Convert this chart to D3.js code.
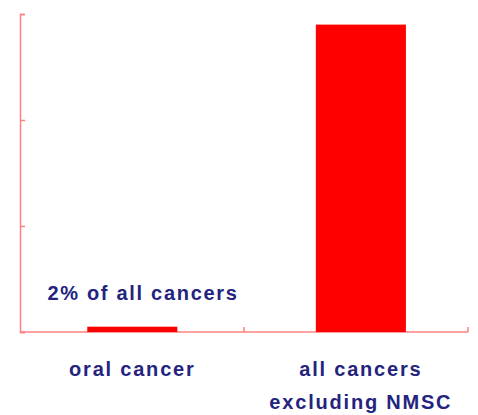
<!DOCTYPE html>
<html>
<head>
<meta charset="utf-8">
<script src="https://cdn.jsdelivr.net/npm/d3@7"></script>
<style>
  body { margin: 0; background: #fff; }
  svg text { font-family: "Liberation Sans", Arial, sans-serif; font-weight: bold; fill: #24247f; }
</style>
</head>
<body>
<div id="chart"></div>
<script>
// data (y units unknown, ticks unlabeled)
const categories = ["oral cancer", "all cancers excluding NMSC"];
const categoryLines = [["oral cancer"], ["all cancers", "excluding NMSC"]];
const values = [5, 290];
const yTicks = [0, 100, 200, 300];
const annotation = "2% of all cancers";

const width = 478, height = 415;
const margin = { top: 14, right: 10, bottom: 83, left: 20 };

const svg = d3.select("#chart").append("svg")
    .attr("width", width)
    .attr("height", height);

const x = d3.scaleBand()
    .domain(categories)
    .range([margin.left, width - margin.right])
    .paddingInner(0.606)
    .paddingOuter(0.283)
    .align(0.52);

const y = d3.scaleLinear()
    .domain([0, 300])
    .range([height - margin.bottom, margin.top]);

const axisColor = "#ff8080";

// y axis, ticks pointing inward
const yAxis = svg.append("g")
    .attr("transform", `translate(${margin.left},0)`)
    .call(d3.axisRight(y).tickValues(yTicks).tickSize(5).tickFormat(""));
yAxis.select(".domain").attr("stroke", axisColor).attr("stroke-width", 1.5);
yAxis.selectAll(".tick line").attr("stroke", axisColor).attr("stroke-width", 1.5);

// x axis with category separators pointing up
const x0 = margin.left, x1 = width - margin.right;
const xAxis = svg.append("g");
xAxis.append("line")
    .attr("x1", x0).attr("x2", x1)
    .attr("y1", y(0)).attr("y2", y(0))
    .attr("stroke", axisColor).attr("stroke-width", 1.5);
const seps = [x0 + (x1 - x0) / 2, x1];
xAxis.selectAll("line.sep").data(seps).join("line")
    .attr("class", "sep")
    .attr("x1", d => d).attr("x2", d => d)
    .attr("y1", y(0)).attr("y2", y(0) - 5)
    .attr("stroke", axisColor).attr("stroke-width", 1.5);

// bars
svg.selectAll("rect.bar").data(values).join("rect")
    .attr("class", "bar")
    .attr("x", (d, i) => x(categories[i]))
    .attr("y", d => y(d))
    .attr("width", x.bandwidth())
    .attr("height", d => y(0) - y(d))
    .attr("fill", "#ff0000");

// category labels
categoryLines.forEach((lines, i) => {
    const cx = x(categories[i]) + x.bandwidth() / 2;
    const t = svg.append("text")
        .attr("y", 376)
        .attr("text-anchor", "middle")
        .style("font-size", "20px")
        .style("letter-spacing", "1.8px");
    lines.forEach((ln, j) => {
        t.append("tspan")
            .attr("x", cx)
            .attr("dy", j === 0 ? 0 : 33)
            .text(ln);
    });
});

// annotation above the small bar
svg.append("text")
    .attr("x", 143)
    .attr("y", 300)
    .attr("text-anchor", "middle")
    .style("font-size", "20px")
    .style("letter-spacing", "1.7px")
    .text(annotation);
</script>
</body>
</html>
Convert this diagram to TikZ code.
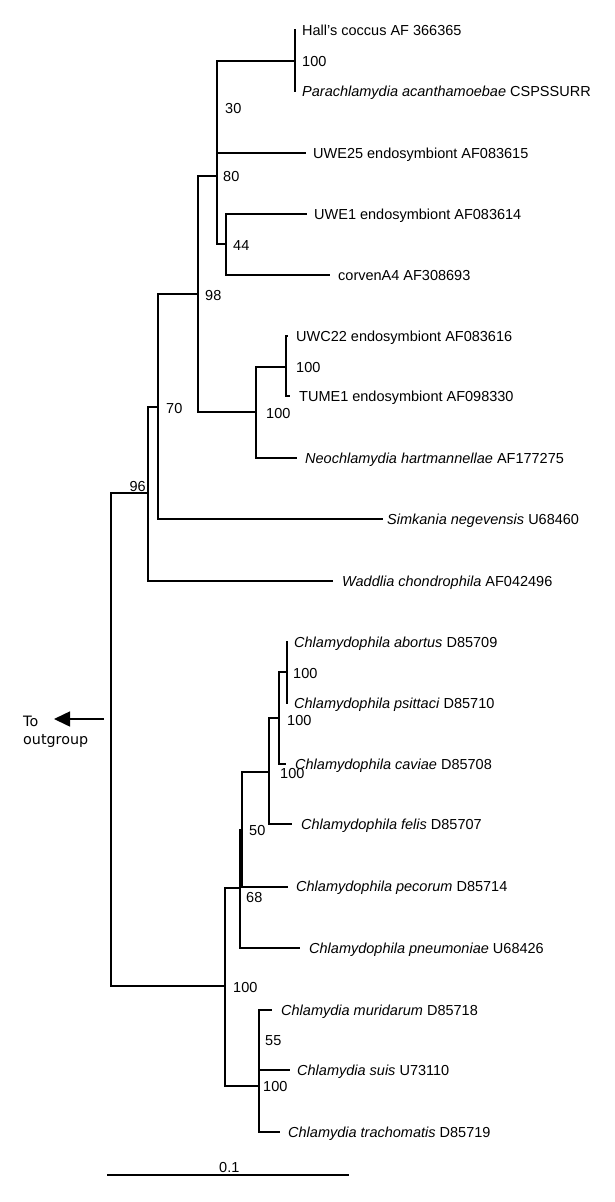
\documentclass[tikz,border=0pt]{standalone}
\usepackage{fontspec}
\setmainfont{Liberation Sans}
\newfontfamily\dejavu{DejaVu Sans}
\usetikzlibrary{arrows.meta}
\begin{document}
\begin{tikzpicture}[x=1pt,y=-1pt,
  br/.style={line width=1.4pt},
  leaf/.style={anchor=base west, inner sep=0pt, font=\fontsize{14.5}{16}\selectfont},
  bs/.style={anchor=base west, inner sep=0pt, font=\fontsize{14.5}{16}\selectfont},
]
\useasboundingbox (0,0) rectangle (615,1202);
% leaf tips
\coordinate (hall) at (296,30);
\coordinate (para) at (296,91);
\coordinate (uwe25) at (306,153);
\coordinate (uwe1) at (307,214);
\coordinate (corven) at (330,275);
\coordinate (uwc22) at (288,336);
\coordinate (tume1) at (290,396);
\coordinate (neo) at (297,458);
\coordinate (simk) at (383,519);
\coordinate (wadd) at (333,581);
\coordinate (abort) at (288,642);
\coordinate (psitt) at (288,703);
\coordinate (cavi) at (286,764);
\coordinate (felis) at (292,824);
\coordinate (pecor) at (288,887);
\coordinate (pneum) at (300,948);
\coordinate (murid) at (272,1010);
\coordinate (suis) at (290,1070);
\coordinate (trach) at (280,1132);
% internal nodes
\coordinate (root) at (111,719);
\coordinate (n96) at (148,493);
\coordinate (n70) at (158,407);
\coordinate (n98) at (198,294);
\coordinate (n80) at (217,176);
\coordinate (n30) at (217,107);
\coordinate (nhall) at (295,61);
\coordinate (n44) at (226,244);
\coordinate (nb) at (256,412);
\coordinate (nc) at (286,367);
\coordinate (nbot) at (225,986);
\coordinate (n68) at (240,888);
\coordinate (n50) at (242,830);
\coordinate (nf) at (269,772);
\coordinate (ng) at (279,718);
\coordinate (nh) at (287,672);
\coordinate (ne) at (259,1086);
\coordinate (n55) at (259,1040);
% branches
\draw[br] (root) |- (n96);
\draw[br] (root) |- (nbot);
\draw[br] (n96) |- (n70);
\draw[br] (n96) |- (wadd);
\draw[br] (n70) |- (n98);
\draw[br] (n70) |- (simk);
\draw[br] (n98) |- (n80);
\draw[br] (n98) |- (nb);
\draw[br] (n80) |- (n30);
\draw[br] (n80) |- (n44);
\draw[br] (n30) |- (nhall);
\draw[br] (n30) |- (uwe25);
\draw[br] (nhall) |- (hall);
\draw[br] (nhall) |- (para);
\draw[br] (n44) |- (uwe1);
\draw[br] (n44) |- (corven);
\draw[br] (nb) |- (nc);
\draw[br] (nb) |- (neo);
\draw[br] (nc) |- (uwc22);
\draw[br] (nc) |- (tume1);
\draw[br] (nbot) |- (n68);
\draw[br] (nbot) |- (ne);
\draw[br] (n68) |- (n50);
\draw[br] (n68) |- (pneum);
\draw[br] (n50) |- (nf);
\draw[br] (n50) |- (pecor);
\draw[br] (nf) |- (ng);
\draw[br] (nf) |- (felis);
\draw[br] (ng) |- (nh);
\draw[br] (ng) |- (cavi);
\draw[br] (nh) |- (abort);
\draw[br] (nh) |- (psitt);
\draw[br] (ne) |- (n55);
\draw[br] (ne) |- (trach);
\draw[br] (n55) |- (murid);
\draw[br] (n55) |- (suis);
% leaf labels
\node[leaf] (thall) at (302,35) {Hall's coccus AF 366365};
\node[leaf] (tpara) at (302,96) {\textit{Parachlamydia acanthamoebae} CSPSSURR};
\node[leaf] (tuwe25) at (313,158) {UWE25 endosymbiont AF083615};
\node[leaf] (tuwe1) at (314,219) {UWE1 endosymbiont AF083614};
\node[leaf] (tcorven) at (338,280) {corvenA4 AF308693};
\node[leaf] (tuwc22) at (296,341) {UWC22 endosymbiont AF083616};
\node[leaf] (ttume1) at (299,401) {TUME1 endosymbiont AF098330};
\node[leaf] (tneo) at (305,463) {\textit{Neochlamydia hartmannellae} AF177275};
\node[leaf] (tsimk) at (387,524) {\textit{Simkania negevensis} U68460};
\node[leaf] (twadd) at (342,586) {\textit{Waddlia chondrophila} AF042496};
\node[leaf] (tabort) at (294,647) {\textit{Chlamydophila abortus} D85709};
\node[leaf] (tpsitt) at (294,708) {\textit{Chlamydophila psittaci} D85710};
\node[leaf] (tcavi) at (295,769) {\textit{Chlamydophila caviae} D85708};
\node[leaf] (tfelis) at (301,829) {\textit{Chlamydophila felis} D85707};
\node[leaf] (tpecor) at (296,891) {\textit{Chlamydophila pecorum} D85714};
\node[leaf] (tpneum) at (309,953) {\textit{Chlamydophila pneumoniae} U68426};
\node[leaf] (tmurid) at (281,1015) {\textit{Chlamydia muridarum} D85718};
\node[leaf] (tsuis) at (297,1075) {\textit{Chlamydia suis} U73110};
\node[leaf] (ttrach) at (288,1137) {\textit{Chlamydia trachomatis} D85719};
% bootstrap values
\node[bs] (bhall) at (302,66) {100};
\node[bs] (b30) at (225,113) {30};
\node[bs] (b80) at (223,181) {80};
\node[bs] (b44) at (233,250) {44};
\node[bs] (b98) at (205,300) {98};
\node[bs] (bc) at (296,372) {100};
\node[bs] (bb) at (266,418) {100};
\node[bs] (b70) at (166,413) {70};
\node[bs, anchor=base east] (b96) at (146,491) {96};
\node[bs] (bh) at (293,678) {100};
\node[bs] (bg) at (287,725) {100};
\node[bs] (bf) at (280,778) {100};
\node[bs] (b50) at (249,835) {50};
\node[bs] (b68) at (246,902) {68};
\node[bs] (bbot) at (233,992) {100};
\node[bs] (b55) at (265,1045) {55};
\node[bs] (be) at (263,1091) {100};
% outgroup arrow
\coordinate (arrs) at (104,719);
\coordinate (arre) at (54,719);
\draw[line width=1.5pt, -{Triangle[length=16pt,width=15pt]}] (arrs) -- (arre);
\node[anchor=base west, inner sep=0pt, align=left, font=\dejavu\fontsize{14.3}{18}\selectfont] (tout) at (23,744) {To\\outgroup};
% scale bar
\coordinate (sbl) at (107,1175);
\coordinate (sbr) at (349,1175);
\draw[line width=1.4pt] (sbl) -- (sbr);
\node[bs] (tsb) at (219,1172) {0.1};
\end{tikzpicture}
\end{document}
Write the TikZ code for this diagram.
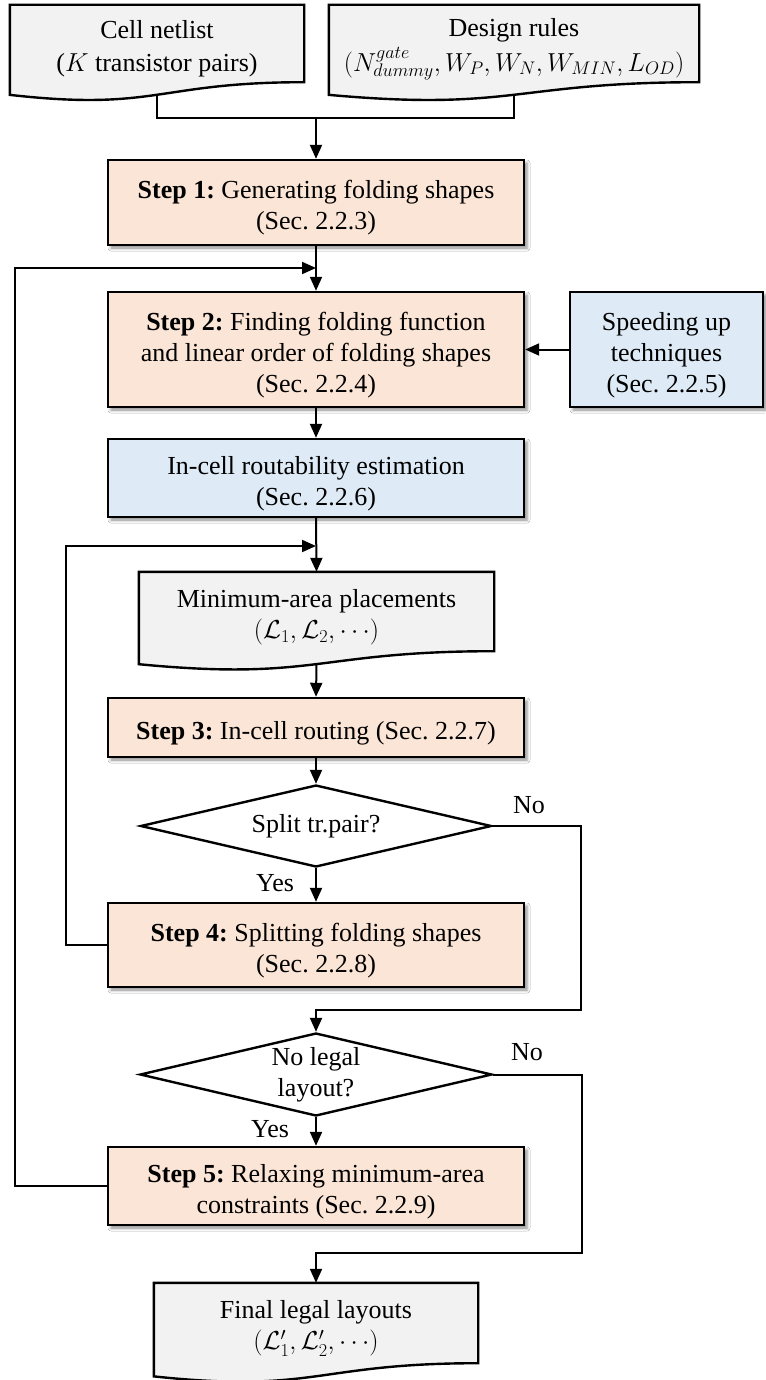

|---|

» **What is expected**: Lines containing the word "chart" must all be returned from the material above.

» **Written answer**:
Convert this chart to D3.js code.
<div id="chart"></div>
const svg = d3.select("#chart").append("svg")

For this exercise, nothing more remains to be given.